(A run of records)
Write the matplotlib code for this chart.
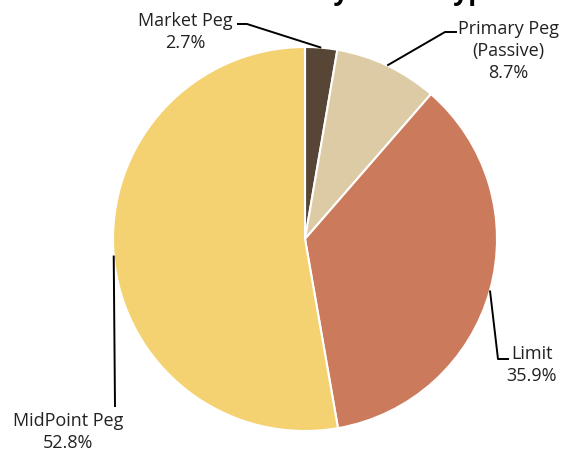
import matplotlib
matplotlib.use('Agg')
import matplotlib.pyplot as plt
import numpy as np

categories = ['Market Peg', 'Primary Peg\n(Passive)', 'Limit', 'MidPoint Peg']
shares = [2.7, 8.7, 35.9, 52.8]
colors = ['#574535', '#DDCBA5', '#CC7A5C', '#F4D272']
title = 'Volume by Order Type'

W, H = 561, 452
plt.rcParams['font.family'] = ['Open Sans', 'DejaVu Sans']

fig = plt.figure(figsize=(W / 100, H / 100), dpi=100)
ax = fig.add_axes([0, 0, 1, 1])


def P(x, ypx):
    return (x, H - ypx)


center = P(305, 240)
radius = 192
wedges, _ = ax.pie(shares, colors=colors, startangle=90, counterclock=False,
                   center=center, radius=radius,
                   wedgeprops=dict(edgecolor='white', linewidth=1.5))
ax.set_xlim(0, W)
ax.set_ylim(0, H)
ax.axis('off')

# label layout: (elbow points in px, text centre in px)
layout = [
    ([(247, 25), (237, 25)], (185, 32)),
    ([(445, 33), (457, 33)], (508, 51)),
    ([(498, 360), (509, 360)], (532, 365)),
    ([(115, 408)], (68, 432)),
]

for w, cat, val, (pts, tpos) in zip(wedges, categories, shares, layout):
    ang = np.deg2rad((w.theta1 + w.theta2) / 2)
    sx = center[0] + radius * np.cos(ang)
    sy = center[1] + radius * np.sin(ang)
    xs = [sx] + [P(*p)[0] for p in pts]
    ys = [sy] + [P(*p)[1] for p in pts]
    ax.plot(xs, ys, color='black', lw=1.4, solid_capstyle='butt')
    ax.text(*P(*tpos), f'{cat}\n{val}%', ha='center', va='center',
            fontsize=13, color='#222222', linespacing=1.27)

ax.text(*P(500, 0), title, ha='right', va='baseline', fontsize=19,
        fontweight='bold', color='black')

fig.savefig('out.png', dpi=100)
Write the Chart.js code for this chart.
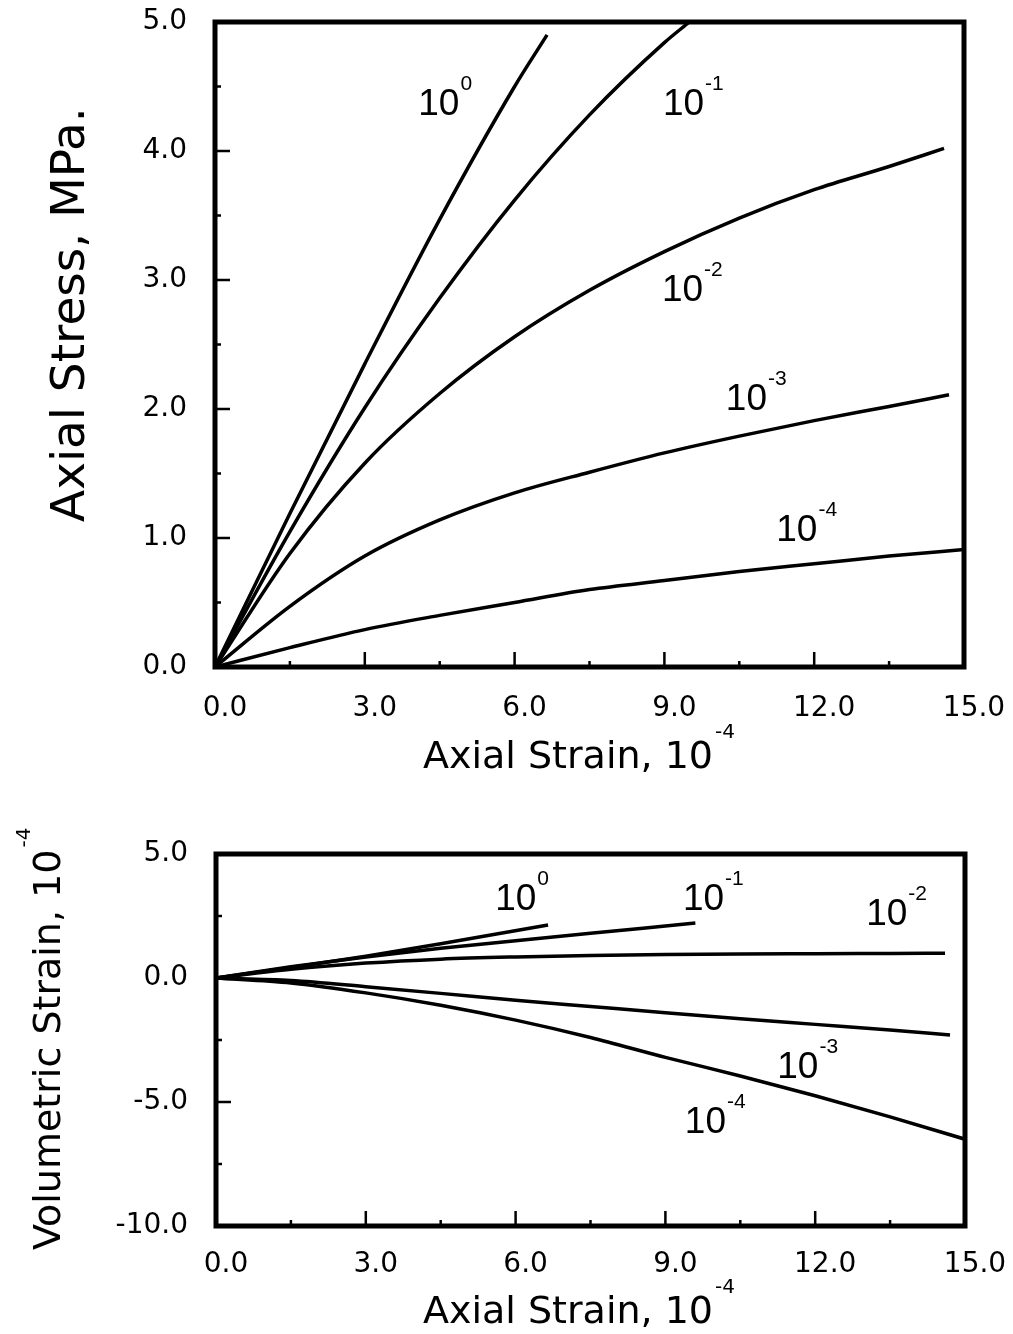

- **WRITTEN TASK**
Every line from the top of the entries through the line that holds "title = 'Volume by Order Type'" is to be quoted exactly, please, and nothing else; omit the pictures.

- **EXPECTED OUTPUT**
Write the matplotlib code for this chart.
import matplotlib
matplotlib.use('Agg')
import matplotlib.pyplot as plt
import numpy as np

categories = ['Market Peg', 'Primary Peg\n(Passive)', 'Limit', 'MidPoint Peg']
shares = [2.7, 8.7, 35.9, 52.8]
colors = ['#574535', '#DDCBA5', '#CC7A5C', '#F4D272']
title = 'Volume by Order Type'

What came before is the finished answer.